I used to construct eight to ten page course manuals, by the way. They included not only the schedule and assignments but all of the readings, optional readings, sample tests, citation guides, terms to know and other materials for research assistance. As well as seemingly endless statements of policy as expected by the university.
(Funnily enough, the university policies are only available as a bunch of clunky PDF links. These days, I’ve moved as many policy statements as possible to our course management system rather than try to post these long statements or URLs on the paper syllabus. In part, to save money. In part, to save my sanity and those of my students.)
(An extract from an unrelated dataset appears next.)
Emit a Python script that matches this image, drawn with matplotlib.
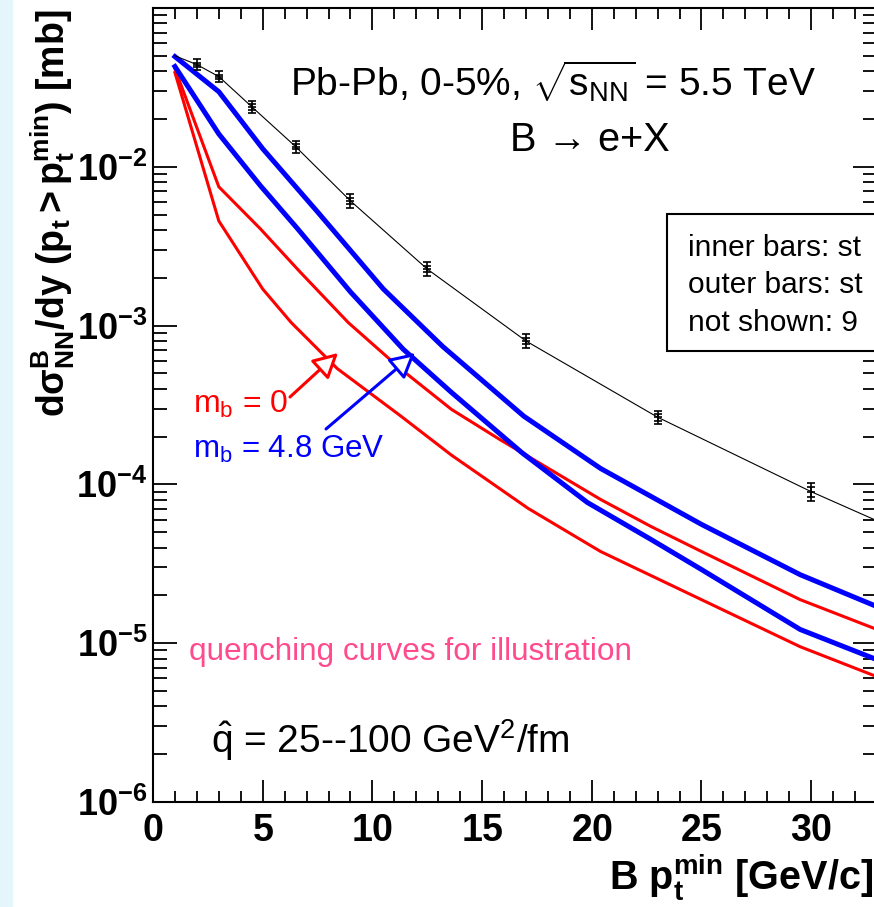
import matplotlib
matplotlib.use('Agg')
import matplotlib.pyplot as plt
from matplotlib.patches import Rectangle
from matplotlib.ticker import FixedLocator, MultipleLocator, LogLocator, NullFormatter, FuncFormatter
import numpy as np

plt.rcParams['font.family'] = ['Liberation Sans', 'DejaVu Sans']
plt.rcParams['mathtext.fontset'] = 'custom'
plt.rcParams['mathtext.rm'] = 'Liberation Sans'
plt.rcParams['mathtext.it'] = 'Liberation Sans:italic'
plt.rcParams['mathtext.bf'] = 'Liberation Sans:bold'
plt.rcParams['mathtext.default'] = 'regular'

# ---------------- data ----------------
# reference (no quenching) with error bars
ref_curve_x = [1, 2, 3, 4.5, 6.5, 9, 12.5, 17, 23, 30, 33]
ref_curve_y = [5.0e-2, 4.40e-2, 3.70e-2, 2.39e-2, 1.34e-2, 6.1e-3, 2.27e-3, 8.0e-4, 2.65e-4, 9.0e-5, 5.9e-5]
pt_x = [2, 3, 4.5, 6.5, 9, 12.5, 17, 23, 30]
pt_y = [4.40e-2, 3.70e-2, 2.39e-2, 1.34e-2, 6.1e-3, 2.27e-3, 8.0e-4, 2.65e-4, 9.0e-5]
err_inner_rel = [0.03, 0.03, 0.04, 0.04, 0.04, 0.04, 0.04, 0.05, 0.07]
err_outer_rel = [0.08, 0.08, 0.09, 0.09, 0.10, 0.10, 0.10, 0.10, 0.13]

# m_b = 4.8 GeV (blue)
blue1_x = [1, 3, 5, 7.5, 10.5, 13.2, 16.9, 20.4, 25, 29.5, 33]
blue1_y = [4.94e-2, 2.97e-2, 1.30e-2, 5.2e-3, 1.7e-3, 7.4e-4, 2.69e-4, 1.26e-4, 5.6e-5, 2.7e-5, 1.7e-5]
blue2_x = [1, 3, 4.9, 6.6, 9, 11.4, 13.6, 16.8, 19.8, 22.7, 25, 29.5, 33]
blue2_y = [4.28e-2, 1.61e-2, 7.59e-3, 4.06e-3, 1.63e-3, 7.11e-4, 3.80e-4, 1.59e-4, 7.69e-5, 4.50e-5, 2.91e-5, 1.22e-5, 7.87e-6]

# m_b = 0 (red)
red1_x = [1, 3, 4.9, 6.7, 8.9, 11.3, 13.6, 15.8, 20.4, 22.7, 25, 29.5, 33]
red1_y = [4.15e-2, 7.48e-3, 4.06e-3, 2.18e-3, 1.045e-3, 5.32e-4, 2.97e-4, 1.92e-4, 8.04e-5, 5.43e-5, 3.78e-5, 1.88e-5, 1.22e-5]
red2_x = [1, 3, 5, 6.3, 8.4, 11.3, 13.6, 17.1, 20.4, 25, 29.5, 33]
red2_y = [3.92e-2, 4.56e-3, 1.70e-3, 1.045e-3, 5.36e-4, 2.69e-4, 1.53e-4, 7.06e-5, 3.78e-5, 1.88e-5, 9.5e-6, 6.15e-6]

x_ticks = [0, 5, 10, 15, 20, 25, 30]
y_ticks = [1e-6, 1e-5, 1e-4, 1e-3, 1e-2]

# ---------------- figure ----------------
W, H = 874, 907
fig = plt.figure(figsize=(W / 100, H / 100), dpi=100, facecolor='white')
fig.patches.append(Rectangle((0, 0), 12 / W, 1, transform=fig.transFigure,
                             color='#e4f6fb', zorder=0))

ax = fig.add_axes([153 / W, 1 - 802 / H, (877 - 153) / W, (802 - 8) / H])
ax.set_yscale('log')
ax.set_xlim(0, 33)
ax.set_ylim(1e-6, 1e-1)

for s in ax.spines.values():
    s.set_linewidth(1.5)

ax.plot(red1_x, red1_y, color='#ff0000', lw=2.2, zorder=3)
ax.plot(red2_x, red2_y, color='#ff0000', lw=2.2, zorder=3)
ax.plot(blue1_x, blue1_y, color='#0000ff', lw=3.6, zorder=4)
ax.plot(blue2_x, blue2_y, color='#0000ff', lw=3.6, zorder=4)
ax.plot(ref_curve_x, ref_curve_y, color='black', lw=0.8, zorder=5)

py = np.array(pt_y)
eo = np.array(err_outer_rel) * py
ei = np.array(err_inner_rel) * py
ax.errorbar(pt_x, pt_y, yerr=eo, fmt='none', ecolor='black', elinewidth=1.2,
            capsize=2.8, capthick=1.2, zorder=6)
ax.errorbar(pt_x, pt_y, yerr=ei, fmt='none', ecolor='black', elinewidth=1.2,
            capsize=2.8, capthick=1.2, zorder=6)
ax.plot(pt_x, pt_y, linestyle='none', marker='_', ms=6, mew=1.2, color='black', zorder=6)

# ticks
ax.xaxis.set_major_locator(FixedLocator(x_ticks))
ax.xaxis.set_minor_locator(MultipleLocator(1))
ax.yaxis.set_major_locator(FixedLocator(y_ticks))
ax.yaxis.set_minor_locator(LogLocator(base=10, subs=range(2, 10), numticks=20))
ax.yaxis.set_minor_formatter(NullFormatter())
ax.xaxis.set_major_formatter(FuncFormatter(lambda v, p: r'$\mathbf{%d}$' % round(v)))
ax.yaxis.set_major_formatter(FuncFormatter(lambda v, p: r'$\mathbf{10^{%d}}$' % round(np.log10(v))))
ax.tick_params(which='both', direction='in', top=True, right=True, width=1.3, colors='black')
ax.tick_params(axis='x', which='major', length=15.8, labelsize=27, pad=8)
ax.tick_params(axis='x', which='minor', length=8)
ax.tick_params(axis='y', which='major', length=17.3, labelsize=26, pad=4)
ax.tick_params(axis='y', which='minor', length=10)

# axis titles
fig.text(873 / W, 1 - 890 / H, r'$\mathbf{B\ p_{t}^{min}\ [GeV/c]}$', ha='right',
         va='baseline', fontsize=28.5)
fig.text(65 / W, 1 - 10 / H, r'$\mathbf{d\sigma^{B}_{NN}/dy\ (p_{t} > p_{t}^{min})\ [mb]}$',
         rotation=90, rotation_mode='anchor', ha='right', va='baseline', fontsize=27)

# annotations
fig.text(290 / W, 1 - 96 / H, r'Pb-Pb, 0-5%, $\sqrt{s_{NN}}$ = 5.5 TeV', fontsize=28,
         va='baseline', ha='left')
fig.text(510 / W, 1 - 151 / H, 'B \u2192 e+X', fontsize=28.5, va='baseline', ha='left')

fig.text(193 / W, 1 - 413 / H, r'm$_{b}$ = 0', color='#ff0000', fontsize=23, va='baseline')
fig.text(193 / W, 1 - 458 / H, r'm$_{b}$ = 4.8 GeV', color='#0000ff', fontsize=22.5, va='baseline')
fig.text(189 / W, 1 - 660 / H, 'quenching curves for illustration', color='#ff4a8d',
         fontsize=22.7, va='baseline')
fig.text(211 / W, 1 - 753 / H, r'$\hat{q}$ = 25--100 GeV$^{2}$/fm', color='black',
         fontsize=28, va='baseline')

ax.annotate('', xy=(338, H - 353), xycoords='figure pixels',
            xytext=(290, H - 397), textcoords='figure pixels',
            arrowprops=dict(arrowstyle='-|>,head_length=1.5,head_width=0.8',
                            fc='white', ec='#ff0000', lw=2.2, shrinkA=0, shrinkB=0),
            zorder=8)
ax.annotate('', xy=(415, H - 353), xycoords='figure pixels',
            xytext=(326, H - 429), textcoords='figure pixels',
            arrowprops=dict(arrowstyle='-|>,head_length=1.5,head_width=0.8',
                            fc='white', ec='#0000ff', lw=2.2, shrinkA=0, shrinkB=0),
            zorder=8)

# info box (cut by the right edge of the picture)
fig.patches.append(Rectangle((667 / W, 1 - 351 / H), (900 - 667) / W, (351 - 214) / H,
                             transform=fig.transFigure, facecolor='white',
                             edgecolor='black', lw=1.5, zorder=5))
box_lines = ['inner bars: st', 'outer bars: st', 'not shown: 9']
for txt, yb in zip(box_lines, [256, 293, 331]):
    fig.text(688 / W, 1 - yb / H, txt, fontsize=21.5, va='baseline', ha='left', zorder=6)

fig.savefig('out.png', dpi=100, facecolor='white')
With our budget crisis, we’ve gone from nearly no reproduction budget in the department to pretty much no copying allowance at all. (They took over my old office as a copy room. Fine for those faculty members who can afford to spend money on copies, I suppose! I haven’t seen a copy card in the past year but have mostly resorted to printing multiples out on my printer for which I buy my own paper and cartridges. Yet another example of how an institution saves money by shedding expenses to someone else’s dime. In this case? Mine.)
Today, another email directive comes down from on high with yet another paragraph of boilerplate disclaimer we’re supposed to add to our syllabi. You know, the kind of statement that avers that students cant’ blame us if there’s a strike or emergency that derails the schedule and the university reserves the right to change deadlines and dates, etc., etc. Of course, we’re supposed to find room to put this into the syllabus for every course we teach.
I’d love to see the administration give us a few extra dollars in the department budget to make that happen! I’ve managed to shoehorn in the required text but it wasn’t easy. I’ll just keep my fingers crossed they don’t ask for more insertions.